Ambassador Thomas Schneider, Chair of the CAI
Vadim Pak, Council of Europe
Targets: New and emerging technologies, such as AI and Metaverse, clearly have the potential to enable humanity to leap forward in terms of science, technologies and business. It can also help societies to organise themselves more efficiently and provide better service to their citizens. Given the scale of societal changes that such technologies result in, a reflection is necessary on the nature and the extent of an appropriate framework to ensure transparency and accountability regarding the operation of these technologies.
The principles behind AI and the realisation of its potential as technology have been known and discussed for a considerable time, but it is the relatively recent availability of “big data” which has allowed for AI to take centre stage in discussions on how we could and should interact with and use this form of very advanced technology.

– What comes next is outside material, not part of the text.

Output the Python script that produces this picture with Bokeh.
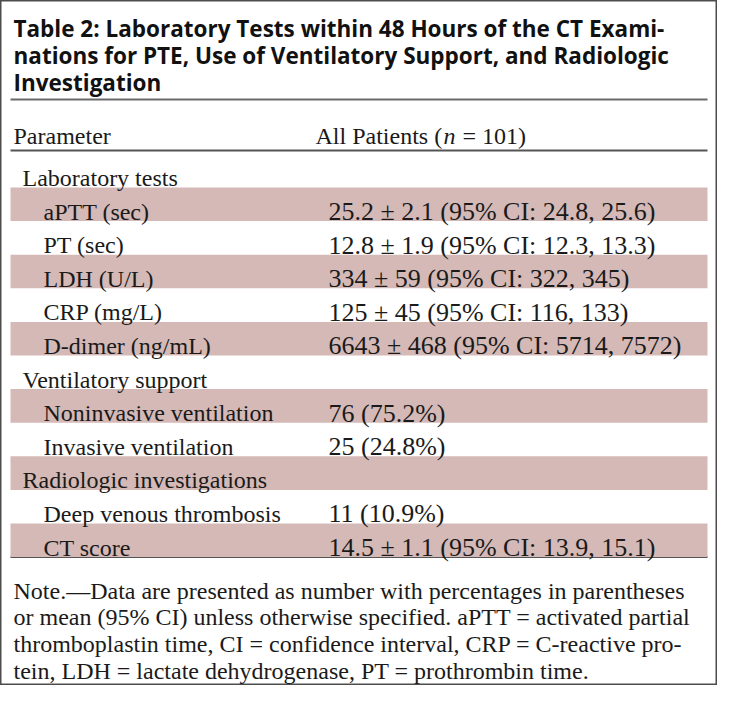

AI is a very promising technology that can enable humanity to make great strides forward in terms of science and business, or help societies to organise themselves more efficiently and provide better service to their citizens. Yet at the same time, this technology can take humanity to a very dystopic place – a truly “Big Brother” society where human rights and fundamental freedoms are trampled underfoot; where democratic processes are ruthlessly manipulated; where the rule of law has been replaced by the rule of algorithm.
We need to ensure that AI remains a force for good. That AI is always designed, developed, and applied in a way which respects human dignity – in short which is human, not machine, centred. How should a legally enforceable international regulation look like, particularly in relation to those aspects of AI which touch directly or indirectly on human rights, democracy and rule of law.
Such a suitably balanced legally binding framework, open to all like-minded States of the World must be elaborated with the help of multi-stakeholder engagement. In addition to the multi-stakeholder approach for a common framework, the rapid evolution of technology, including AI systems does require also a multidisciplinary methodology.
The Metaverse is one example of a new generation of media platforms supported by AI technology, which is currently undergoing rapid developments. At the end of the session, the representative of Meta will make a short presentation regarding the current plans of the company regarding Metaverse.
The session introduction will be presented in a hybrid mode.
Artificial Intelligence (AI) needs to be designed, developed and applied in a way that it is compatible with human rights, democracy and the rule of law. This requires a combination of agile, soft and hard domestic and international regulatory mechanisms (including self-regulation where appropriate), along with the tools to implement them.
There is a need to strengthen the multistakeholder approach, in order to be truly inclusive and to develop effective policies that respond to the needs and diversity of citizens, build trust and meet the demands of the rapidly changing global digital environment.